Studio album by Mutoid Man
- Released: June 30, 2015
- Studio: GodCity, Salem, Massachusetts
- Genre: Hard rock, progressive metal, speed metal, hardcore punk, thrash metal, rock'n'roll
- Length: 29:04
- Label: Sargent House
- Producer: Kurt Ballou

Mutoid Man chronology
| Helium Head (EP) (2013) | Bleeder (2015) | War Moans (2017) |

Singles from Bleeder
- "Bridgeburner" Released: Jan 28, 2015; "Sweet Ivy" Released: April 24, 2015; "Reptilian Soul" Released: May 19, 2015; "1000 Mile Stare" Released: June 11, 2015;

= Bleeder (album) =

Bleeder is the debut studio album by American heavy metal band Mutoid Man, released on June 30, 2015, through Sargent House.

Professional ratings
Aggregate scores
| Source | Rating |
| Metacritic | 79 |
Review scores
| Source | Rating |
| Pitchfork |  |
| Consequence | B- |
| Metal Hammer |  |

== Track listing ==

| No. | Title | Length |
|---|---|---|
| 1. | "Bridgeburner" | 3:02 |
| 2. | "Reptilian Soul" | 2:52 |
| 3. | "Sweet Ivy" | 3:04 |
| 4. | "1000 Mile Stare" | 2:21 |
| 5. | "Surveillance" | 1:46 |
| 6. | "Beast" | 1:58 |
| 7. | "Dead Dreams" | 2:32 |
| 8. | "Soft Spot in My Skull" | 2:24 |
| 9. | "Deadlock" | 3:11 |
| 10. | "Bleeder" | 5:54 |
| Total length: |  | 29:04 |

==Style==
Sonically, Bleeder contains influences of speed and thrash metal, early hardcore punk, rock'n'roll, NWOBHM, sludge metal, stoner rock, and psychedelic rock.

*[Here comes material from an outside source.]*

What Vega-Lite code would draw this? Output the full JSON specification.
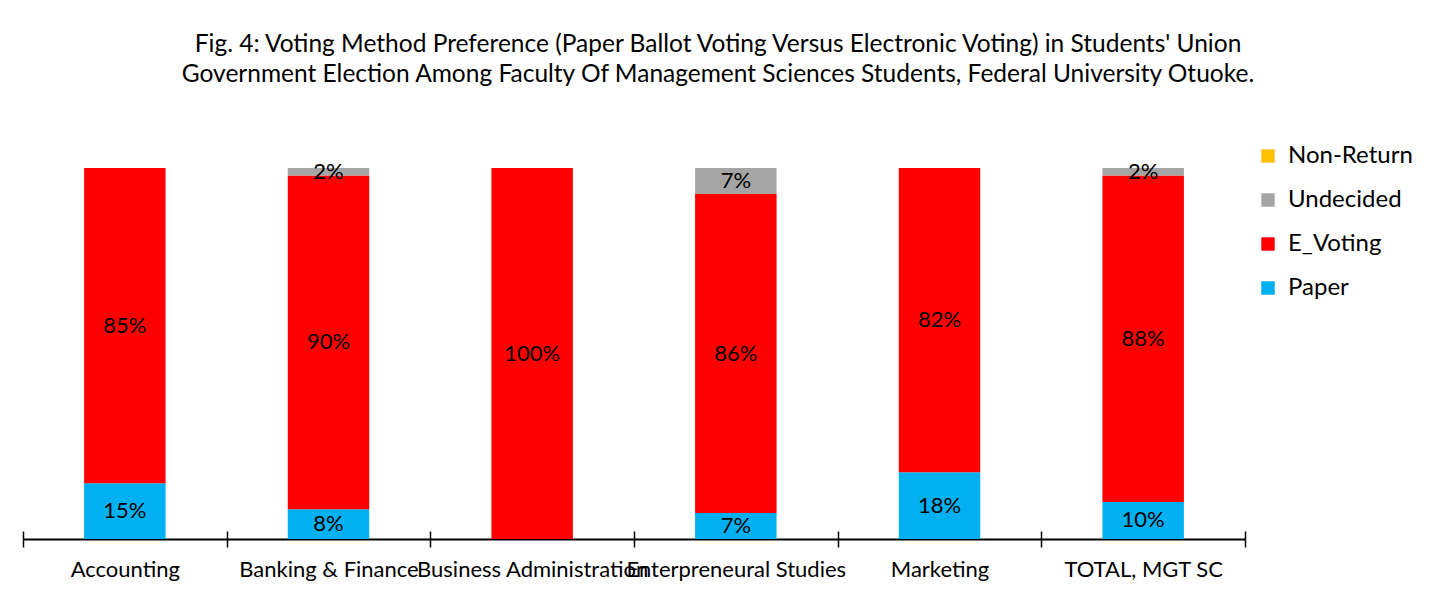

Dan Caffrey from Consequence noted that Bleeder has a more polished sound than on Mutoid Man's debut EP Helium Head, where there is more emphasis on singing than "the constant yowl Brodsky put forth on Helium Head." Pitchfork has considered Bleeder to have metallic hardcore in their sound that also includes "both numbskull hard rock and cerebral progressive metal, at a time when the two approaches have become almost mutually exclusive in heavy music."